Bernard Kouchner disait il y a peu dans Jeune Afrique : « Si jamais il y avait conflit d’intérêts entre Christine et moi, c’est moi qui démissionnerais. » Pourquoi lui ?

Parce que c’est un homme de sa génération. Et de son éducation. 

Où vous situez-vous sur l’échiquier politique ?

Nulle part. Ce serait incompatible avec mon métier. Le journalisme, c’est le scepticisme permanent. 

Vous pouvez donc avoir une relation personnelle avec Nicolas Sarkozy, tout en conservant votre indépendance ?
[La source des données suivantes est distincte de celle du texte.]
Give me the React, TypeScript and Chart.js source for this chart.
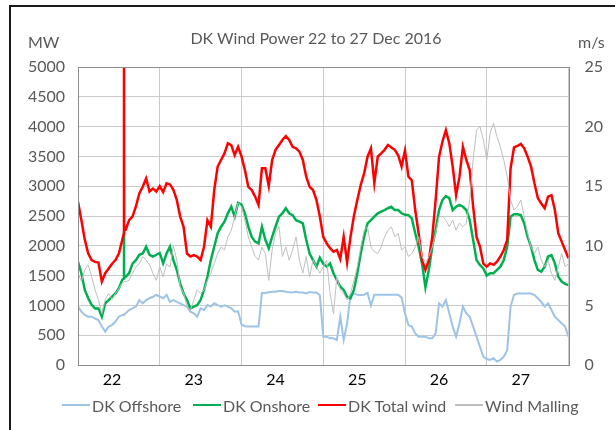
import { useEffect, useRef } from "react";
import { Chart, registerables } from "chart.js";

Chart.register(...registerables);

const dayLabels = ["22", "23", "24", "25", "26", "27"];

// hours since 22 Dec 00:00 (a short spike lies between hour 13 and 14)
const hours = [
  0, 1, 2, 3, 4, 5, 6, 7, 8, 9, 10, 11, 12, 13, 13.45, 13.5, 13.55,
  14, 15, 16, 17, 18, 19, 20, 21, 22, 23, 24, 25, 26, 27, 28, 29, 30, 31, 32, 33, 34, 35, 36, 37, 38, 39,
  40, 41, 42, 43, 44, 45, 46, 47, 48, 49, 50, 51, 52, 53, 54, 55, 56, 57, 58, 59, 60, 61, 62, 63, 64, 65,
  66, 67, 68, 69, 70, 71, 72, 73, 74, 75, 76, 77, 78, 79, 80, 81, 82, 83, 84, 85, 86, 87, 88, 89, 90, 91,
  92, 93, 94, 95, 96, 97, 98, 99, 100, 101, 102, 103, 104, 105, 106, 107, 108, 109, 110, 111, 112, 113,
  114, 115, 116, 117, 118, 119, 120, 121, 122, 123, 124, 125, 126, 127, 128, 129, 130, 131, 132, 133,
  134, 135, 136, 137, 138, 139, 140, 141, 142, 143, 144,
];

const offshoreMW = [
  980, 895, 840, 810, 810, 780, 755, 645, 560, 645, 670, 727, 810, 840, 840, 845, 850,
  867, 923, 950, 980, 1090, 1035, 1090, 1120, 1145, 1175, 1150, 1120, 1175, 1060, 1090, 1060, 1035, 1005, 980, 895, 867, 810, 950, 923, 1005, 980,
  1035, 1005, 980, 1000, 980, 950, 895, 900, 680, 650, 645, 645, 645, 645, 1210, 1210, 1220, 1230, 1230, 1240, 1240, 1230, 1220, 1215, 1230, 1215,
  1215, 1200, 1225, 1215, 1215, 1170, 475, 475, 447, 447, 420, 810, 420, 700, 1180, 1200, 1180, 1175, 1180, 1210, 1000, 1180, 1180, 1180, 1180, 1180,
  1180, 1180, 1180, 1130, 867, 670, 645, 530, 475, 475, 475, 447, 447, 530, 1035, 980, 1090, 867, 645, 475, 700, 980,
  867, 810, 645, 475, 307, 140, 100, 84, 112, 56, 84, 140, 250, 980, 1175, 1200, 1200, 1200, 1200, 1200,
  1175, 1120, 1060, 980, 1035, 923, 810, 755, 700, 645, 475,
];

const onshoreMW = [
  1730, 1540, 1260, 1120, 1010, 950, 950, 810, 1035, 1090, 1145, 1200, 1290, 1430, 1450, 2240, 1460,
  1480, 1540, 1700, 1760, 1850, 1870, 1985, 1850, 1820, 1850, 1880, 1705, 1870, 1985, 1760, 1595, 1370, 1200, 1090, 950, 980, 1005, 1090, 1260, 1480, 1760,
  1985, 2210, 2320, 2405, 2545, 2655, 2490, 2720, 2690, 2545, 2320, 2150, 2070, 2040, 2320, 2100, 1960, 2150, 2320, 2490, 2545, 2630, 2545, 2515, 2430, 2405,
  2375, 2100, 1870, 1760, 1650, 1800, 1700, 1650, 1705, 1540, 1425, 1315, 1260, 1145, 1120, 1260, 1540, 1870, 2150, 2375, 2430, 2490, 2545, 2575, 2600, 2630,
  2655, 2600, 2600, 2545, 2520, 2515, 2460, 2210, 1985, 1705, 1300, 1595, 1985, 2265, 2600, 2770, 2835, 2800, 2600, 2655, 2685, 2655,
  2600, 2430, 2100, 1760, 1680, 1620, 1500, 1540, 1540, 1595, 1650, 1760, 1985, 2490, 2530, 2530, 2515, 2375, 2150, 1985,
  1760, 1595, 1565, 1650, 1820, 1845, 1705, 1480, 1400, 1360, 1340,
];

const totalMW = [
  2740, 2430, 2100, 1870, 1760, 1730, 1720, 1400, 1540, 1620, 1700, 1760, 1870, 2100, 2200, 5600, 2250,
  2265, 2430, 2490, 2660, 2880, 2990, 3130, 2910, 2960, 2910, 3000, 2900, 3050, 3030, 2940, 2770, 2490, 2320, 1870, 1820, 1845, 1820, 1760, 1985, 2430, 2320,
  2936, 3330, 3440, 3550, 3720, 3690, 3520, 3660, 3500, 3270, 2990, 2936, 2825, 2685, 3300, 3300, 3000, 3440, 3610, 3690, 3775, 3840, 3775, 3660, 3635, 3580,
  3440, 3160, 2990, 2936, 2770, 2490, 2150, 2040, 1960, 1900, 1930, 1780, 2150, 1720, 2150, 2500, 2770, 3020, 3215, 3495, 3635, 3050, 3495, 3550, 3610, 3690,
  3650, 3610, 3520, 3330, 3600, 3160, 3100, 2600, 2210, 1760, 1595, 1760, 2150, 2770, 3495, 3750, 3940, 3720, 3330, 2850, 3160, 3660,
  3440, 3270, 2660, 2150, 1985, 1700, 1650, 1705, 1680, 1735, 1820, 1930, 2100, 3300, 3650, 3675, 3710, 3635, 3495, 3330,
  3050, 2800, 2710, 2630, 2825, 2850, 2600, 2210, 2070, 1930, 1790,
];

const mallingMS = [
  7.7, 7.0, 8.0, 8.4, 7.4, 6.3, 5.5, 4.3, 5.5, 6.0, 5.5, 6.0, 6.4, 6.9, 6.9, 6.9, 7.0,
  7.0, 7.1, 7.7, 8.25, 8.5, 9.1, 8.8, 8.4, 7.7, 7.1, 8.25, 7.4, 8.5, 8.2, 10.0, 8.8, 6.6, 6.0, 4.9, 4.6, 5.45, 6.3, 6.0, 6.3, 7.1, 7.7,
  8.5, 9.35, 9.9, 9.65, 10.75, 11.3, 12.45, 13.6, 13.3, 12.15, 10.75, 9.9, 9.1, 8.8, 9.9, 9.35, 7.1, 9.65, 11.05, 11.6, 9.1, 9.9, 8.8, 9.65, 10.75, 8.8,
  7.7, 9.1, 7.4, 8.8, 8.25, 7.7, 8.25, 8.8, 6.0, 4.3, 7.4, 6.3, 6.0, 5.45, 6.0, 7.1, 8.25, 9.9, 11.3, 11.6, 9.9, 9.5, 9.35, 9.9, 10.75, 11.3,
  11.6, 10.75, 11.05, 9.65, 9.9, 9.1, 9.35, 9.9, 10.75, 9.1, 8.5, 9.1, 9.9, 11.05, 12.45, 12.45, 12.15, 11.6, 12.15, 11.3, 11.9, 11.6,
  11.9, 13.85, 17.2, 19.7, 20.0, 18.9, 17.2, 19.45, 20.3, 19.15, 18.3, 17.2, 15.8, 13.85, 13.0, 13.3, 13.85, 12.45, 11.05, 9.9,
  9.35, 9.9, 8.8, 8.25, 8.8, 7.7, 7.1, 8.25, 9.35, 8.25, 8.5,
];

const seriesNames = ["DK Offshore", "DK Onshore", "DK Total wind", "Wind Malling"];
const seriesColors = ["#9DC3E6", "#00B050", "#FF0000", "#BFBFBF"];

const FONT = "Lato, 'Open Sans', sans-serif";
const TEXT = "#595959";
const GRID = "#CACACA";

const pts = (vals: number[]) => hours.map((h, i) => ({ x: h, y: vals[i] }));

const dayGrid = [0, 24, 48, 72, 96, 120, 144];
const dayTicks = [10, 34, 58, 82, 106, 130];

const legendLeft = [62, 193, 318, 455];
const legendLineWidth = [2, 2.5, 2.5, 1.5];

export default function App() {
  const ref = useRef<HTMLCanvasElement | null>(null);

  useEffect(() => {
    if (!ref.current) return;
    const frame = {
      id: "plotFrame",
      afterDatasetsDraw(chart: any) {
        const { ctx, chartArea: a } = chart;
        ctx.save();
        ctx.strokeStyle = "#8C8C8C";
        ctx.lineWidth = 1;
        ctx.strokeRect(Math.round(a.left) + 0.5, Math.round(a.top) + 0.5, Math.round(a.right - a.left), Math.round(a.bottom - a.top));
        ctx.restore();
      },
    };
    const series = [offshoreMW, onshoreMW, totalMW, mallingMS];
    const widths = [2, 2.5, 2.5, 1];
    const chart = new Chart(ref.current, {
      type: "line",
      data: {
        datasets: series.map((s, i) => ({
          label: seriesNames[i],
          data: pts(s),
          borderColor: seriesColors[i],
          backgroundColor: seriesColors[i],
          borderWidth: widths[i],
          yAxisID: i === 3 ? "y2" : "y",
          order: 3 - i,
        })),
      },
      options: {
        animation: false,
        responsive: false,
        layout: { padding: { top: 67, bottom: 41, left: 0, right: 0 } },
        elements: { point: { radius: 0 }, line: { tension: 0 } },
        plugins: {
          title: { display: false },
          tooltip: { enabled: false },
          legend: { display: false },
        },
        scales: {
          x: {
            type: "linear",
            min: 0,
            max: 144,
            afterBuildTicks: (axis: any) => {
              axis.ticks = [...dayGrid, ...dayTicks].sort((a, b) => a - b).map((v) => ({ value: v }));
            },
            afterFit: (axis: any) => {
              axis.height = 24;
            },
            ticks: {
              autoSkip: false,
              maxRotation: 0,
              padding: 5,
              color: "#000",
              font: { family: FONT, size: 16 },
              callback: (v: any) => {
                const i = dayTicks.indexOf(Number(v));
                return i >= 0 ? dayLabels[i] : "";
              },
            },
            grid: {
              drawTicks: false,
              color: (c: any) => (c.tick && dayGrid.includes(c.tick.value) ? GRID : "rgba(0,0,0,0)"),
            },
            border: { display: false },
          },
          y: {
            position: "left",
            min: 0,
            max: 5000,
            afterFit: (axis: any) => {
              axis.width = 78;
            },
            ticks: { stepSize: 500, padding: 13, color: TEXT, font: { family: FONT, size: 16 }, callback: (v: any) => String(v) },
            grid: { drawTicks: false, color: GRID },
            border: { display: false },
          },
          y2: {
            position: "right",
            min: 0,
            max: 25,
            afterFit: (axis: any) => {
              axis.width = 46.5;
            },
            ticks: { stepSize: 5, padding: 16, color: TEXT, font: { family: FONT, size: 16 }, callback: (v: any) => String(v) },
            grid: { display: false, drawTicks: false },
            border: { display: false },
          },
        },
      } as any,
      plugins: [frame],
    });
    return () => chart.destroy();
  }, []);

  return (
    <div style={{ position: "fixed", left: 0, top: 0, width: 615, height: 430, background: "#fff", overflow: "hidden", fontFamily: FONT }}>
      <div style={{ position: "absolute", left: 9, top: 5, width: 640, height: 460, borderTop: "2px solid #1a1a1a", borderLeft: "2px solid #1a1a1a" }} />
      <canvas ref={ref} width={615} height={430} style={{ position: "absolute", left: 0, top: 0, width: 615, height: 430 }} />
      <div style={{ position: "absolute", left: 28, top: 31, fontSize: 16, color: TEXT, lineHeight: "22px" }}>MW</div>
      <div style={{ position: "absolute", left: 316, top: 27, transform: "translateX(-50%)", whiteSpace: "nowrap", fontSize: 16, color: TEXT, lineHeight: "22px" }}>
        DK Wind Power 22 to 27 Dec 2016
      </div>
      <div style={{ position: "absolute", left: 578, top: 31, fontSize: 16, color: TEXT, lineHeight: "22px" }}>m/s</div>
      {seriesNames.map((name, i) => (
        <div
          key={name}
          style={{ position: "absolute", left: legendLeft[i], top: 394, height: 22, display: "flex", alignItems: "center", whiteSpace: "nowrap", fontSize: 16, color: TEXT }}
        >
          <span style={{ display: "inline-block", width: 28, height: legendLineWidth[i], background: seriesColors[i], marginRight: 2 }} />
          <span>{name}</span>
        </div>
      ))}
    </div>
  );
}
En quoi est-ce contradictoire ? Je ne vous demande pas, à vous, si vous avez une relation personnelle avec telle ou telle personnalité politique. Cela ne me regarde pas. Tant que vos articles ne suintent pas la complaisance ou le parti pris, de façon flagrante ou masquée, vos amitiés ne regardent que vous. 

La liberté de la presse est-elle menacée en France ?
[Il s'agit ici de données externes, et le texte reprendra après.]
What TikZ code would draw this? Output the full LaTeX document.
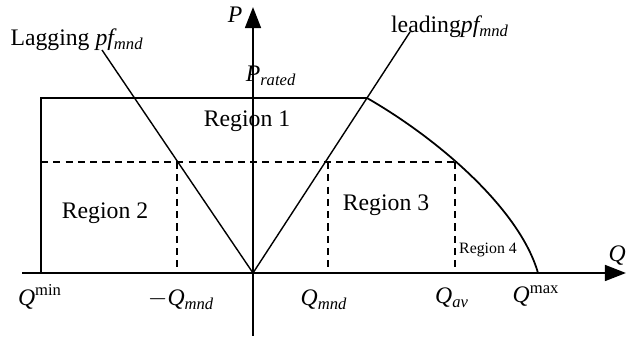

Ceux qui disent cela feraient bien d’aller faire un petit tour dans le monde, pour voir comment cela se passe ailleurs. Le problème de beaucoup de commentateurs parisiens, c’est leur myopie. Ils auraient grand besoin de s’aérer les idées. 

Vous avez fait, au milieu des années 1990, une incursion qui a tourné court dans la presse écrite, comme directrice de L’Express. Des regrets ?
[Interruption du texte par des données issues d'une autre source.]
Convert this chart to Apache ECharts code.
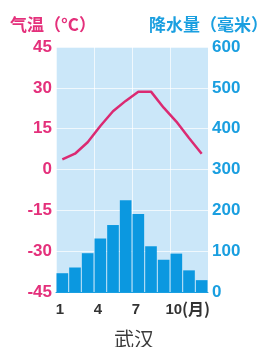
<!DOCTYPE html>
<html>
  <head>
    <meta charset="utf-8">
    <title>武汉气候</title>
    <style>
      html, body { margin: 0; padding: 0; background: #fff; }
    </style>
  </head>
  <body>
    <div id="main" style="width: 277px;height:347px;"></div>

  <script src="https://cdn.jsdelivr.net/npm/echarts@6/dist/echarts.min.js" charset="utf-8"></script>
  <script type="text/javascript">
  var months = ['1', '2', '3', '4', '5', '6', '7', '8', '9', '10', '11', '12'];
  // 气温 (°C)
  var temperature = [3.7, 5.8, 10, 16, 21.4, 25.2, 28.6, 28.6, 22.7, 17.6, 11.6, 5.8];
  // 降水量 (毫米)
  var precipitation = [46, 60, 95, 131, 164, 225, 191, 112, 79, 94, 53, 29];
  var tempTicks = [-45, 45, 15];
  var rainTicks = [0, 600, 100];

  var pink = '#e4307b';
  var blue = '#1a9fe0';

  var myChart = echarts.init(document.getElementById('main'));

  var option = {
    backgroundColor: '#fff',
    animation: false,
    title: [
      {
        text: '气温（°C）',
        left: 5, top: 11,
        textStyle: { color: pink, fontSize: 17, fontWeight: 'bold',
          fontFamily: 'Noto Sans CJK SC', lineHeight: 18 }
      },
      {
        text: '降水量（毫米）',
        left: 144, top: 11,
        textStyle: { color: blue, fontSize: 17, fontWeight: 'bold',
          fontFamily: 'Noto Sans CJK SC', lineHeight: 18 }
      },
      {
        text: '武汉',
        left: 109, top: 324,
        textStyle: { color: '#3a3a3a', fontSize: 20, fontWeight: 'normal',
          fontFamily: 'Noto Sans CJK SC', lineHeight: 20 }
      }
    ],
    // 月份单位，跟在 "10" 后面
    graphic: [
      {
        type: 'text',
        left: 182, top: 301,
        style: {
          text: '(月)',
          fill: '#333',
          font: 'bold 16px "Noto Sans CJK SC"'
        }
      }
    ],
    grid: {
      left: 56, right: 69, top: 47, bottom: 55,
      show: true,
      backgroundColor: '#cbe7f9',
      borderWidth: 0
    },
    xAxis: {
      type: 'category',
      data: months,
      boundaryGap: true,
      axisTick: { show: false },
      axisLine: { show: true, onZero: false, lineStyle: { color: '#1a9fe0', width: 1 } },
      splitLine: { show: true, lineStyle: { color: 'rgba(255,255,255,0.7)', width: 1 } },
      axisLabel: {
        interval: function (i) { return i % 3 === 0; },
        margin: 10,
        color: '#333',
        fontSize: 15,
        fontWeight: 'bold',
        fontFamily: 'Liberation Sans',
        padding: [0, 5, 0, 0]
      }
    },
    yAxis: [
      {
        type: 'value',
        min: tempTicks[0], max: tempTicks[1], interval: tempTicks[2],
        axisLine: { show: false },
        axisTick: { show: false },
        splitLine: { show: true, lineStyle: { color: 'rgba(255,255,255,0.7)', width: 1 } },
        axisLabel: {
          margin: 4,
          color: pink,
          fontSize: 17,
          fontWeight: 'bold',
          fontFamily: 'Liberation Sans'
        }
      },
      {
        type: 'value',
        position: 'right',
        min: rainTicks[0], max: rainTicks[1], interval: rainTicks[2],
        axisLine: { show: false },
        axisTick: { show: false },
        splitLine: { show: false },
        axisLabel: {
          margin: 4,
          color: blue,
          fontSize: 17,
          fontWeight: 'bold',
          fontFamily: 'Liberation Sans'
        }
      }
    ],
    series: [
      {
        name: '降水量',
        type: 'bar',
        yAxisIndex: 1,
        data: precipitation,
        barCategoryGap: '8%',
        itemStyle: { color: '#0b98e0' },
        z: 2
      },
      {
        name: '气温',
        type: 'line',
        yAxisIndex: 0,
        data: temperature,
        symbol: 'none',
        lineStyle: { color: '#db2a72', width: 2.5 },
        z: 3
      }
    ]
  };
  myChart.setOption(option);
  </script>
  </body>
</html>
Non, j’ai augmenté la diffusion de L’Express de 30 % en trois ans. J’ai tenté de revigorer une rédaction quelque peu alanguie. Et je me suis fait virer par le propriétaire de l’époque, Havas, parce que j’avais fait mettre en couverture une citation du Verbatim de Jacques Attali, attribuée à François Mitterrand, laquelle avait fortement déplu au président Chirac. Ce fut une expérience instructive. 

Êtes-vous toujours la présidente du comité éditorial du quotidien gratuit Metro ?

Non. Là aussi, expérience intéressante. Mais il a fallu faire des choix. 

Vous vous êtes fait connaître pour la première fois en France par un scoop très controversé. C’était en avril 1979 et vous étiez allée interviewer, plutôt rudement d’ailleurs, l’ancien Premier ministre du chah d’Iran, Amir Abbas Hoveyda dans une prison de Téhéran. Votre entretien a été diffusé et, un mois plus tard, Hoveyda était exécuté d’une balle dans la nuque par les gardiens de la Révolution islamique. Si c’était à refaire ?

[Long silence] Il faut d’abord rétablir les faits. Cet entretien, je l’ai obtenu grâce à Abolhassan Bani Sadr, alors ministre des Affaires étrangères de l’imam Khomeiny et qui, comme moi et comme Hoveyda, croyait encore que le droit et la raison l’emporteraient en Iran. Mon objectif était de donner la parole à un prisonnier politique de premier rang et qui en était privé. J’ai répété, c’est vrai, les mêmes questions souvent très directes à Amir Abbas Hoveyda, et ce qui, aux États-Unis, aurait été jugé comme du bon journalisme a été perçu en France comme du harcèlement. Le montage, serré, n’a pas arrangé les choses. Dans les semaines qui ont suivi, la révolution iranienne s’est brusquement emballée. Bani Sadr est sorti du premier cercle et Hoveyda a été condamné à mort à l’issue d’un simulacre de procès. 

Peut-on interroger quelqu’un qui n’est pas libre de ses réponses ?

Évidemment non. Mais tel n’était pas le cas d’Hoveyda. Il m’a dit ce qu’il voulait dire, avec les mêmes arguments que ceux qu’il allait développer au cours de son procès. C’était un juriste à la française, très pointilleux, un voltairien rationnel qui voulait s’exprimer et s’expliquer. 

Vous ne regrettez rien, donc…

C’est un souvenir lourd, une émotion récurrente. Mais je n’éprouve pas de sentiment de culpabilité. J’ai eu à faire, à l’époque, trois procès en diffamation, tous gagnés contre de soi-disant belles âmes qu’Hoveyda du temps de sa splendeur régalait au caviar et au champagne et qui avaient osé dire que mon interview avait joué un rôle dans son exécution. Comme si j’étais la complice de ses bourreaux ! Le journalisme, on l’oublie souvent, c’est aussi prendre des risques et aller sur tous les fronts où se joue l’Histoire. Ce n’est pas un dîner en ville où l’on ricane entre people. 

On vous a donné un surnom, lorsque vous trôniez sur les sommets de l’audimat à Antenne 2, TF1 puis FR3 : la reine Christine. Vous convient-il toujours ?

Je m’en passe volontiers. 

Pourquoi ?

Comme vous le savez, en France, les reines finissent parfois sur l’échafaud.